生成AIをどう思うかで観覧ルートが異なる「コトバにならないプロのワザ」展、仕掛け人の意図は? “隠しプロンプト”も(1/4 ページ)

» 2023年09月25日 12時19分 公開
[納富廉邦ITmedia]

 日本科学未来舘(東京都江東区)では、9月13日から3階の総合案内前スペースで「コトバにならないプロのワザ〜生成AIに再現できる?」を開催している。この展示、来場者の生成AIへの接し方で観覧ルートを選ばせるというユニークな手法を採用していて、それが秀逸なのだ。

会場のゲートには、この展示の概要とAIの現状が解説されている。ゲートの前に立っているのは、今回の展示の企画を担当された日本科学未来舘科学コミュニケーション室科学コミュニケーターの佐久間紘樹さん

 今回の展示は、研究開発の「いま」を見せるシリーズ企画「Mirai can NOW」の第5弾となる企画展示として無料で公開しているもの。入場は無料で、期間は11月13日まで(記事末に開催概要あり)。

パネルの質問にイエス/ノーでルート決定

 展示は大きく2つのテーマに分かれている。1つは、詩人の谷川俊太郎さん、お笑いコンビ「スピードワゴン」の小沢一敬さん、子育て経験を基にした著書のある大場美鈴さんという3人の言葉のプロたちが、詩や漫才、子どもにかける言葉を生成AI(ここではChat GPTを使用)に再現してもらい、その過程で自分たちはどういう形でそれらを作り上げているのか、その暗黙知の部分を改めて考えてみるという動画の公開。もう1つは、生成AIが社会にどういうインパクトを与え、その普及によって「人間の知能、知性、創造性とは何か」が改めて問われている現状を、分かりやすくパネルにまとめたものだ。

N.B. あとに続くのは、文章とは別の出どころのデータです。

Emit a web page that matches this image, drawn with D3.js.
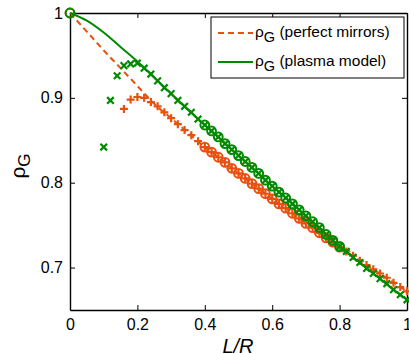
<!DOCTYPE html>
<html>
<head>
<meta charset="utf-8">
<script src="https://cdn.jsdelivr.net/npm/d3@7"></script>
<style>
  body { margin: 0; background: #fff; }
  text { font-family: "Liberation Sans", Arial, sans-serif; }
</style>
</head>
<body>
<svg id="chart" width="409" height="354"></svg>
<script>
// curves
const lineX = [0, 0.05, 0.10, 0.15, 0.20, 0.25, 0.30, 0.35, 0.40, 0.45, 0.50,
    0.55, 0.60, 0.65, 0.70, 0.75, 0.80, 0.85, 0.90, 0.95, 1.00];
const mirrorLine = [1.000, 0.978, 0.956, 0.935, 0.914, 0.893, 0.876, 0.859, 0.842, 0.827, 0.811,
    0.796, 0.781, 0.767, 0.752, 0.738, 0.724, 0.711, 0.698, 0.685, 0.672];
const plasmaLine = [1.000, 0.991, 0.977, 0.960, 0.943, 0.924, 0.905, 0.886, 0.868, 0.850, 0.832,
    0.814, 0.796, 0.779, 0.761, 0.743, 0.725, 0.709, 0.693, 0.677, 0.662];

// markers
const markX = [0.10, 0.12, 0.14, 0.16, 0.18, 0.20, 0.22, 0.24, 0.26, 0.28,
    0.30, 0.32, 0.34, 0.36, 0.38, 0.40, 0.42, 0.44, 0.46, 0.48,
    0.50, 0.52, 0.54, 0.56, 0.58, 0.60, 0.62, 0.64, 0.66, 0.68,
    0.70, 0.72, 0.74, 0.76, 0.78, 0.80, 0.82, 0.84, 0.86, 0.88,
    0.90, 0.92, 0.94, 0.96, 0.98, 1.00];
const plasmaMarks = [0.842, 0.897, 0.926, 0.938, 0.940, 0.941, 0.935, 0.928, 0.920, 0.912,
    0.905, 0.897, 0.890, 0.883, 0.875, 0.868, 0.861, 0.854, 0.846, 0.839,
    0.832, 0.825, 0.818, 0.811, 0.803, 0.796, 0.789, 0.782, 0.775, 0.768,
    0.761, 0.754, 0.747, 0.739, 0.732, 0.725, 0.719, 0.712, 0.706, 0.699,
    0.693, 0.687, 0.681, 0.674, 0.668, 0.662];
// perfect mirrors markers start at L/R = 0.16
const mirrorMarks = [null, null, null, 0.887, 0.898, 0.901, 0.900, 0.895, 0.890, 0.883,
    0.876, 0.869, 0.862, 0.856, 0.849, 0.842, 0.836, 0.830, 0.824, 0.817,
    0.811, 0.805, 0.799, 0.793, 0.787, 0.781, 0.775, 0.770, 0.764, 0.758,
    0.752, 0.747, 0.741, 0.735, 0.730, 0.724, 0.719, 0.714, 0.708, 0.703,
    0.698, 0.693, 0.688, 0.682, 0.677, 0.672];
const circleRange = [0.40, 0.80];

const xTicks = [0, 0.2, 0.4, 0.6, 0.8, 1];
const yTicks = [0.7, 0.8, 0.9, 1];

const orange = "#e8500e";
const green = "#008a00";

const svg = d3.select("#chart");
const x = d3.scaleLinear().domain([0, 1]).range([70, 407]);
const y = d3.scaleLinear().domain([0.65, 1]).range([310, 13]);
const fmt = d => d === 0 || d === 1 ? String(d) : d3.format(".1f")(d);

// axes, ticks inward, box all round
const axes = svg.append("g");
axes.append("g").attr("transform", `translate(0,${y.range()[0]})`)
    .call(d3.axisBottom(x).tickValues(xTicks).tickFormat(fmt).tickSizeInner(-5).tickSizeOuter(0).tickPadding(9));
axes.append("g").attr("transform", `translate(0,${y.range()[1]})`)
    .call(d3.axisTop(x).tickValues(xTicks).tickFormat("").tickSizeInner(-5).tickSizeOuter(0));
axes.append("g").attr("transform", `translate(${x.range()[0]},0)`)
    .call(d3.axisLeft(y).tickValues(yTicks).tickFormat(fmt).tickSizeInner(-5).tickSizeOuter(0).tickPadding(7));
axes.append("g").attr("transform", `translate(${x.range()[1]},0)`)
    .call(d3.axisRight(y).tickValues(yTicks).tickFormat("").tickSizeInner(-5).tickSizeOuter(0));
axes.selectAll("text").style("font-size", "16px").attr("fill", "#000");
axes.selectAll(".domain").attr("stroke", "#000").attr("stroke-width", 1.4);
axes.selectAll(".tick line").attr("stroke", "#000").attr("stroke-width", 1);

const line = d3.line()
    .x(d => x(d[0]))
    .y(d => y(d[1]))
    .curve(d3.curveMonotoneX);

const plot = svg.append("g");

function drawSeries(lineVals, marks, color, dashed, shape) {
    plot.append("path")
        .datum(lineX.map((v, i) => [v, lineVals[i]]))
        .attr("d", line)
        .attr("fill", "none")
        .attr("stroke", color)
        .attr("stroke-width", 2)
        .attr("stroke-dasharray", dashed ? "6,4" : null);

    const pts = markX.map((v, i) => [v, marks[i]]).filter(d => d[1] != null);
    const crossPath = shape === "plus" ? "M-4,0H4M0,-4V4" : "M-3.3,-3.3L3.3,3.3M-3.3,3.3L3.3,-3.3";
    plot.append("g").selectAll("path")
        .data(pts)
        .join("path")
        .attr("transform", d => `translate(${x(d[0])},${y(d[1])})`)
        .attr("d", crossPath)
        .attr("stroke", color)
        .attr("stroke-width", 2.2)
        .attr("fill", "none");

    const circ = [[0, 1]].concat(pts.filter(d => d[0] >= circleRange[0] - 1e-9 && d[0] <= circleRange[1] + 1e-9));
    plot.append("g").selectAll("circle")
        .data(circ)
        .join("circle")
        .attr("cx", d => x(d[0]))
        .attr("cy", d => y(d[1]))
        .attr("r", 4.4)
        .attr("fill", "none")
        .attr("stroke", color)
        .attr("stroke-width", 2);
}

drawSeries(mirrorLine, mirrorMarks, orange, true, "plus");
drawSeries(plasmaLine, plasmaMarks, green, false, "cross");

// axis labels
svg.append("text")
    .attr("x", 238).attr("y", 353)
    .attr("text-anchor", "middle")
    .style("font-size", "20px").style("font-style", "italic")
    .text("L/R");

const yl = svg.append("text")
    .attr("transform", "translate(25,166) rotate(-90)")
    .attr("text-anchor", "middle")
    .style("font-size", "21px");
yl.append("tspan").text("ρ");
yl.append("tspan").attr("dy", 5).style("font-size", "17px").text("G");

// legend
const legend = svg.append("g");
legend.append("rect")
    .attr("x", 211).attr("y", 17).attr("width", 193).attr("height", 61)
    .attr("fill", "#fff").attr("stroke", "#000").attr("stroke-width", 1);
const entries = [
    { label: " (perfect mirrors)", color: orange, dashed: true, y: 33 },
    { label: " (plasma model)", color: green, dashed: false, y: 62 }
];
entries.forEach(e => {
    legend.append("line")
        .attr("x1", 218).attr("x2", 253).attr("y1", e.y).attr("y2", e.y)
        .attr("stroke", e.color).attr("stroke-width", 2)
        .attr("stroke-dasharray", e.dashed ? "6,4" : null);
    const t = legend.append("text")
        .attr("x", 255).attr("y", e.y + 4)
        .style("font-size", "15.5px");
    t.append("tspan").text("ρ");
    t.append("tspan").attr("dy", 5).style("font-size", "14.5px").text("G");
    t.append("tspan").attr("dy", -5).text(e.label);
});
</script>
</body>
</html>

 面白いのは、この2つがそれぞれ3枚ずつのパネルにまとめられ、観覧者は入り口すぐにあるパネルの質問にイエス/ノーで答える仕掛けが用意されていること。ここで、観覧者はプロの技とAIについての動画から見るか、パネル展示から見るかを指示されることになる。これが、良くできていて、その意図は展示を見終わると分かる仕掛けになっているのだ。

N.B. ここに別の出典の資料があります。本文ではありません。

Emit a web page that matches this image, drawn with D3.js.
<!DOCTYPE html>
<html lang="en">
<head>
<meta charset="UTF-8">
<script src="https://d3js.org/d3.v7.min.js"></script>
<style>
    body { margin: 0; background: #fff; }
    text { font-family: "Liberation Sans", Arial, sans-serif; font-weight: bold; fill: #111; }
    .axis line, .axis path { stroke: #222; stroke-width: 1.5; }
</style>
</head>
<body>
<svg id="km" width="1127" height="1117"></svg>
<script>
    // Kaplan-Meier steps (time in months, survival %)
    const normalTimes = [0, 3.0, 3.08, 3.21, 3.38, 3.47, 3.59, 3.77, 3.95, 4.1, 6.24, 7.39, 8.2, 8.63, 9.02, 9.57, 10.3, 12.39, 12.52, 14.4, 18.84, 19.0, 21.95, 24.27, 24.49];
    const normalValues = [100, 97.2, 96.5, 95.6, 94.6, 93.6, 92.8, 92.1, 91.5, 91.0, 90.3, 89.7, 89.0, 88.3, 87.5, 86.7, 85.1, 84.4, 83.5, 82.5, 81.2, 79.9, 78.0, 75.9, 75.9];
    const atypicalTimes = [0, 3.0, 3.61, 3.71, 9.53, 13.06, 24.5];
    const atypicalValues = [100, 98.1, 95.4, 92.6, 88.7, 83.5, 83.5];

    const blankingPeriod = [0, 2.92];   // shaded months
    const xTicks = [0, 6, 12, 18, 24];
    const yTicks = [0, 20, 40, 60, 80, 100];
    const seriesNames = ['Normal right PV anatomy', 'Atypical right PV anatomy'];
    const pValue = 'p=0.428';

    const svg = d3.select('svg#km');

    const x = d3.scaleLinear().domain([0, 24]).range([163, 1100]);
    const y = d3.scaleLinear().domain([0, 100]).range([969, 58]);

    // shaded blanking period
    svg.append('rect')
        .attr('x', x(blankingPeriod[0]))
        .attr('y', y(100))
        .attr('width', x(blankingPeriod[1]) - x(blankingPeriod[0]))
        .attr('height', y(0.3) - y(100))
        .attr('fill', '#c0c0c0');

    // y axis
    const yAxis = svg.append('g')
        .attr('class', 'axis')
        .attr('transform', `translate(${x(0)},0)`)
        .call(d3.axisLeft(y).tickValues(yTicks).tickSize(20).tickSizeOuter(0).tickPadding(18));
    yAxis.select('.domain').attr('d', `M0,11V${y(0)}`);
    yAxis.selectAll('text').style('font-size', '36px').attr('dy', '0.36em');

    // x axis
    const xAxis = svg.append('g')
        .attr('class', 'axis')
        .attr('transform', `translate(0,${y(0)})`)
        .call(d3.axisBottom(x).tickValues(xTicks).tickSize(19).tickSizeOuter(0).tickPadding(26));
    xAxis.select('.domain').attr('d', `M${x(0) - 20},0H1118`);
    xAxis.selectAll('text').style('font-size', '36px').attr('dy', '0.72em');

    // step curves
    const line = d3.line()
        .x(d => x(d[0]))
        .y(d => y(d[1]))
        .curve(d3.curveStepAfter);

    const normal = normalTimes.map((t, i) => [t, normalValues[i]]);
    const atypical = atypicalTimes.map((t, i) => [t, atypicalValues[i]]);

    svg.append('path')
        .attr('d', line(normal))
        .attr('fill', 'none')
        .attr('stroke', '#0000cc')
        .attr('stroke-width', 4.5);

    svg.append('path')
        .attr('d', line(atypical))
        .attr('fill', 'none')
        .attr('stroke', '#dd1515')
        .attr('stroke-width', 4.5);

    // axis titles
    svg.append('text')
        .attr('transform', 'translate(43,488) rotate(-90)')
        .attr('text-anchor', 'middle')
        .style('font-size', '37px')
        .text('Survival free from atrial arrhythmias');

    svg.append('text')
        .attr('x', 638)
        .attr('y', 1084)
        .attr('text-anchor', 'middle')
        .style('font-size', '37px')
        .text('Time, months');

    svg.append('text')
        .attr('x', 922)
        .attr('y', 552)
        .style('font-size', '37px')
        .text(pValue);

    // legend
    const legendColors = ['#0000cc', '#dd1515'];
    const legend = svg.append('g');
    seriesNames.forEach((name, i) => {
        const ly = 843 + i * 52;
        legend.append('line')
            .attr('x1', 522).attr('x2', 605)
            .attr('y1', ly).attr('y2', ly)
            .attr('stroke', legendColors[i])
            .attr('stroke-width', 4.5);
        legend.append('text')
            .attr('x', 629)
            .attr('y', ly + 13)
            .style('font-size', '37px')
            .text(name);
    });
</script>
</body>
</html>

 解説してくれたのは、今回の展示の企画を担当した日本科学未来舘科学コミュニケーション室科学コミュニケーターの佐久間紘樹さん。「まず、会場に入る前のゲートの左右の柱に、今回の展示の概要と目的についての説明が書かれています。左の柱には古典的なAIから生成AIへの技術の進歩について、右の柱にはAIを何に使うかを分類した図が用意されていて、『生成AIにコトバのプロの技を再現させる試み』の意義や目的を、AIをよく知らない方にも理解してもらおうと考えました」。

ゲートをくぐったら、まず、このパネルでAIに対して抱いている気持ちを判定。見て回る方向を決める

 AI利用に関して、答が比較的明確にある作業と、答が曖昧(あいまい)で最適解が変わるような作業の違いを入り口で理解してもらった上で、観覧者は、イエス/ノーのパネルの前に立つことになる。